Tour Operators, etc.
Andesmar buses. Fully reclining leather seats (if you spulge for 1st class), flat screen TVs, decent food. Via Bariloche was great also.

Mendoza: Mr. Hugo´s bike rental for wine tasting.... A great reminder that it´s always best to go with the second most popular excursion company (Bikes & Wines is the most popular in this case). They´re scrappy and fighting to win your approval. Mr. Hugo was amazingly friendly, great bikes, and after our tour we were greeted with free carafes of wine while we waited for the bus. Carinae was our favorite vineyard. Small, run by a French couple.

Buenos Aires: Sabor a Tango. A wonderful dinner-tango show... Although more upscale than other shows if you´re on a budget. We recommend the lesson beforehand, it was actually very fun!

Saturday, November 22, 2008

November 15-22: Tierra Del Fuego

We´re now in Tierra Del Fuego, literally "Land of Fire", named by Magellan after observing the fires of the native "cannibals", when he first discovered his famous Straits, and finally a passage connecting the Atlantic to the Pacific. Ushuaia, our base for exploration of this remote part of the world, was originally a penal colony based on the example of Australia, as Tierra Del Fuego is actually an island and was very difficult to get to in those days. The town´s location is spectacular on the water and surrounded by mountains. These days it is an interesting mix of independent trekkers and people getting ready to take a cruise to Antarctica. As the southernmost town in the world it is the most common starting point for trips to Antarctica.



While not as difficult to get here as it was in the penal colony days, it is still quite a journey. After leaving El Chalten, we took a van across the country to the Atlantic going through some very remote and beautiful land. We didn´t see anything for six hours, except for condors, guanacos (a Patagonian llama) and rheas (a Patagonian ostrich - who knew?). Our first stop was the small sea-side town of Puerto San Julian. Way off the beaten path, we didn´t see any other tourists the two days we spent there. Even Argentineans gave us weird looks when we tried to figure out how we could get to this town. Somewhere along the way we had picked up a little flyer saying you could see penguins in this town, and we were determined to see them. It ended up being a sleepy little town, with exactly one little cabin by the water offering anything remotely touristic, which was our trip to see penguins. They had a four person minimum, so the guy running the place told us to come back the next day, which we did to find there were still no other tourists in town, so he took us out for a private tour.



The Magellenic penguins are really cute at only 40 cms tall. It was a week or so before their eggs were meant to hatch, so couples were protectively nesting over their eggs, while others wobbled around awkwardly looking for a lost egg.
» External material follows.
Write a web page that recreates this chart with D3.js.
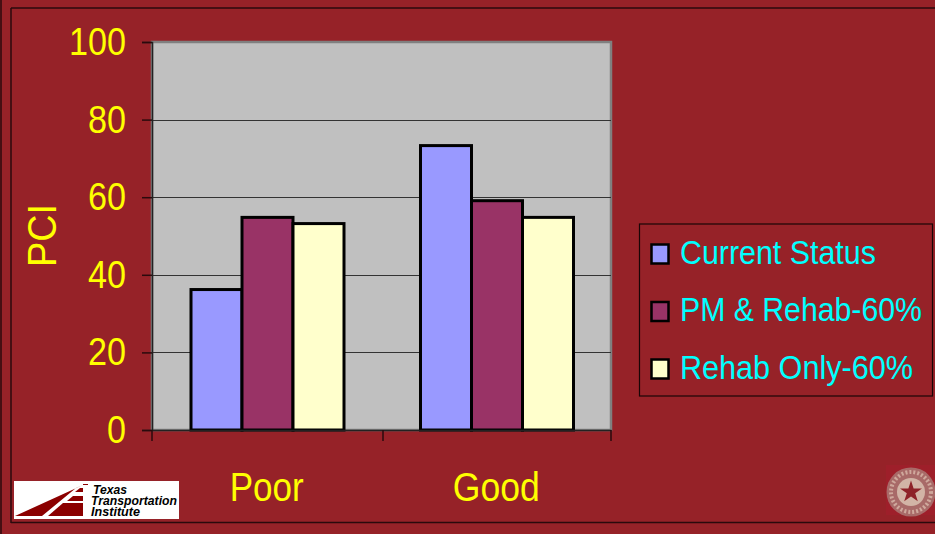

Others were out fishing; They´re much more graceful in the water.



From there we started an epic 20 hour journey down to the end of the world. Because of various land disputes between Argentina and Chile, the trip down involves going through a narrow strip of Chile´s land, which unfortunately means four immigration and customs checks, out of Arg, into Chile, out of Chile, into Arg. That along with a ferry crossing meant almost as much time out of the bus as in the bus.


But it was worth it. We´ve been blessed with some amazing weather down here, and went on two magnificent hikes. Tierra Del Fuego National Park is breathtaking with its soaring peaks, the glassy Beagle Channel, and its forests covered in old man´s beard and habitated by geese, rabbits and beavers.



From town if you hike straight up you can get to a glacier, while not as impressive as Perito Moreno, the hike gives you a great view of the surroundings as well as a chance to do some fun scrambling.



We also took a couple extra days to get our lives in order a little, catching up on the news and planning our upcoming time in Brazil. While we have loved our time in Patagonia, after a couple months in the mountains we are looking forward to some beach time.

Hope everyone is well and happy thanksgiving if we don´t write before then.